» **Available data**:
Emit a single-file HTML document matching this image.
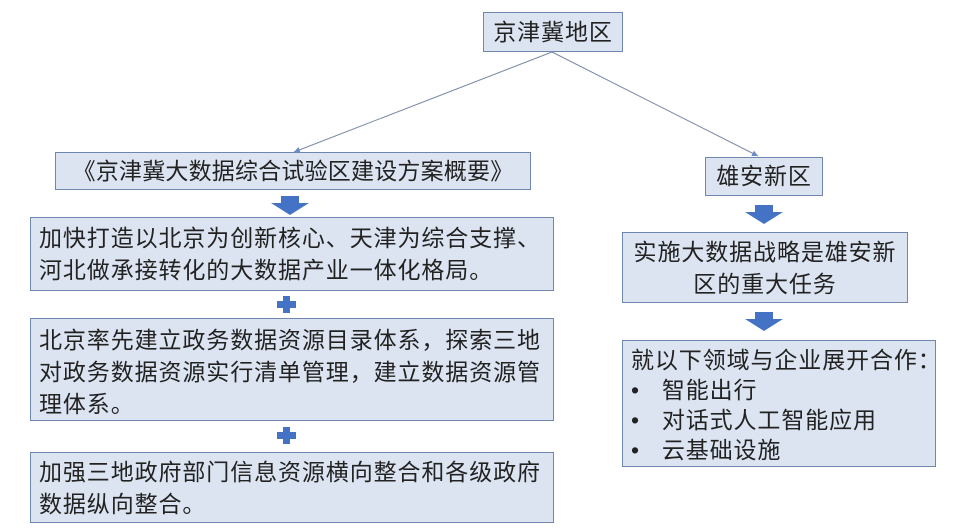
<!DOCTYPE html>
<html><head><meta charset="utf-8"><style>
body{margin:0;width:968px;height:529px;background:#fff;position:relative;overflow:hidden;font-family:"Liberation Sans","Noto Sans CJK SC",sans-serif;color:#222}
.b{position:absolute;background:#dce4f2;border:1.5px solid #6f86ad;box-sizing:border-box;font-size:23px;line-height:32px;padding:0 8px;white-space:nowrap;letter-spacing:0.9px}
.c{text-align:center}
</style></head><body>
<svg width="968" height="529" style="position:absolute;left:0;top:0">
<defs><marker id="m" markerWidth="8" markerHeight="8" refX="6" refY="3" orient="auto"><path d="M0,0 L6,3 L0,6 z" fill="#6a8cc7"/></marker></defs>
<line x1="552" y1="52" x2="294" y2="152" stroke="#7a8aa6" stroke-width="1" marker-end="url(#m)"/>
<line x1="552" y1="52" x2="758" y2="156" stroke="#7a8aa6" stroke-width="1" marker-end="url(#m)"/>
<g fill="#4472c4">
<path d="M281,196 h18 v7 h10 l-19,12 l-19,-12 h10z"/>
<path d="M755,205 h18 v7 h10 l-19,12 l-19,-12 h10z"/>
<path d="M755,312 h18 v7 h10 l-19,12 l-19,-12 h10z"/>
<path d="M283,296 h7 v5 h6 v7 h-6 v5 h-7 v-5 h-6 v-7 h6z"/>
<path d="M283,427 h7 v5 h6 v7 h-6 v5 h-7 v-5 h-6 v-7 h6z"/>
</g></svg>
<div class="b c" style="left:483px;top:12px;width:140px;height:40px;line-height:38px;padding:0">京津冀地区</div>
<div class="b c" style="left:55px;top:152px;width:476px;height:38px;line-height:36px;padding:0;letter-spacing:0.2px">《京津冀大数据综合试验区建设方案概要》</div>
<div class="b c" style="left:705px;top:157px;width:118px;height:39px;line-height:37px;padding:0">雄安新区</div>
<div class="b" style="left:30px;top:217px;width:524px;height:74px;padding-top:4px">加快打造以北京为创新核心、天津为综合支撑、<br>河北做承接转化的大数据产业一体化格局。</div>
<div class="b" style="left:30px;top:318px;width:524px;height:103px;padding-top:5px">北京率先建立政务数据资源目录体系，探索三地<br>对政务数据资源实行清单管理，建立数据资源管<br>理体系。</div>
<div class="b" style="left:30px;top:452px;width:524px;height:71px;padding-top:3px">加强三地政府部门信息资源横向整合和各级政府<br>数据纵向整合。</div>
<div class="b c" style="left:622px;top:232px;width:286px;height:71px;padding-top:3px;padding-left:0;padding-right:0">实施大数据战略是雄安新<br>区的重大任务</div>
<div class="b" style="left:622px;top:340px;width:314px;height:127px;padding-top:4px;line-height:30px">就以下领域与企业展开合作：<br>•&nbsp;&nbsp;&nbsp;智能出行<br>•&nbsp;&nbsp;&nbsp;对话式人工智能应用<br>•&nbsp;&nbsp;&nbsp;云基础设施</div>
</body></html>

» **Exercise task**:
Make an exact copy of all the material, but keep the pictures out of it.

» **Full solution**:
Emit a single-file HTML document matching this image.
<!DOCTYPE html>
<html><head><meta charset="utf-8"><style>
body{margin:0;width:968px;height:529px;background:#fff;position:relative;overflow:hidden;font-family:"Liberation Sans","Noto Sans CJK SC",sans-serif;color:#222}
.b{position:absolute;background:#dce4f2;border:1.5px solid #6f86ad;box-sizing:border-box;font-size:23px;line-height:32px;padding:0 8px;white-space:nowrap;letter-spacing:0.9px}
.c{text-align:center}
</style></head><body>
<svg width="968" height="529" style="position:absolute;left:0;top:0">
<defs><marker id="m" markerWidth="8" markerHeight="8" refX="6" refY="3" orient="auto"><path d="M0,0 L6,3 L0,6 z" fill="#6a8cc7"/></marker></defs>
<line x1="552" y1="52" x2="294" y2="152" stroke="#7a8aa6" stroke-width="1" marker-end="url(#m)"/>
<line x1="552" y1="52" x2="758" y2="156" stroke="#7a8aa6" stroke-width="1" marker-end="url(#m)"/>
<g fill="#4472c4">
<path d="M281,196 h18 v7 h10 l-19,12 l-19,-12 h10z"/>
<path d="M755,205 h18 v7 h10 l-19,12 l-19,-12 h10z"/>
<path d="M755,312 h18 v7 h10 l-19,12 l-19,-12 h10z"/>
<path d="M283,296 h7 v5 h6 v7 h-6 v5 h-7 v-5 h-6 v-7 h6z"/>
<path d="M283,427 h7 v5 h6 v7 h-6 v5 h-7 v-5 h-6 v-7 h6z"/>
</g></svg>
<div class="b c" style="left:483px;top:12px;width:140px;height:40px;line-height:38px;padding:0">京津冀地区</div>
<div class="b c" style="left:55px;top:152px;width:476px;height:38px;line-height:36px;padding:0;letter-spacing:0.2px">《京津冀大数据综合试验区建设方案概要》</div>
<div class="b c" style="left:705px;top:157px;width:118px;height:39px;line-height:37px;padding:0">雄安新区</div>
<div class="b" style="left:30px;top:217px;width:524px;height:74px;padding-top:4px">加快打造以北京为创新核心、天津为综合支撑、<br>河北做承接转化的大数据产业一体化格局。</div>
<div class="b" style="left:30px;top:318px;width:524px;height:103px;padding-top:5px">北京率先建立政务数据资源目录体系，探索三地<br>对政务数据资源实行清单管理，建立数据资源管<br>理体系。</div>
<div class="b" style="left:30px;top:452px;width:524px;height:71px;padding-top:3px">加强三地政府部门信息资源横向整合和各级政府<br>数据纵向整合。</div>
<div class="b c" style="left:622px;top:232px;width:286px;height:71px;padding-top:3px;padding-left:0;padding-right:0">实施大数据战略是雄安新<br>区的重大任务</div>
<div class="b" style="left:622px;top:340px;width:314px;height:127px;padding-top:4px;line-height:30px">就以下领域与企业展开合作：<br>•&nbsp;&nbsp;&nbsp;智能出行<br>•&nbsp;&nbsp;&nbsp;对话式人工智能应用<br>•&nbsp;&nbsp;&nbsp;云基础设施</div>
</body></html>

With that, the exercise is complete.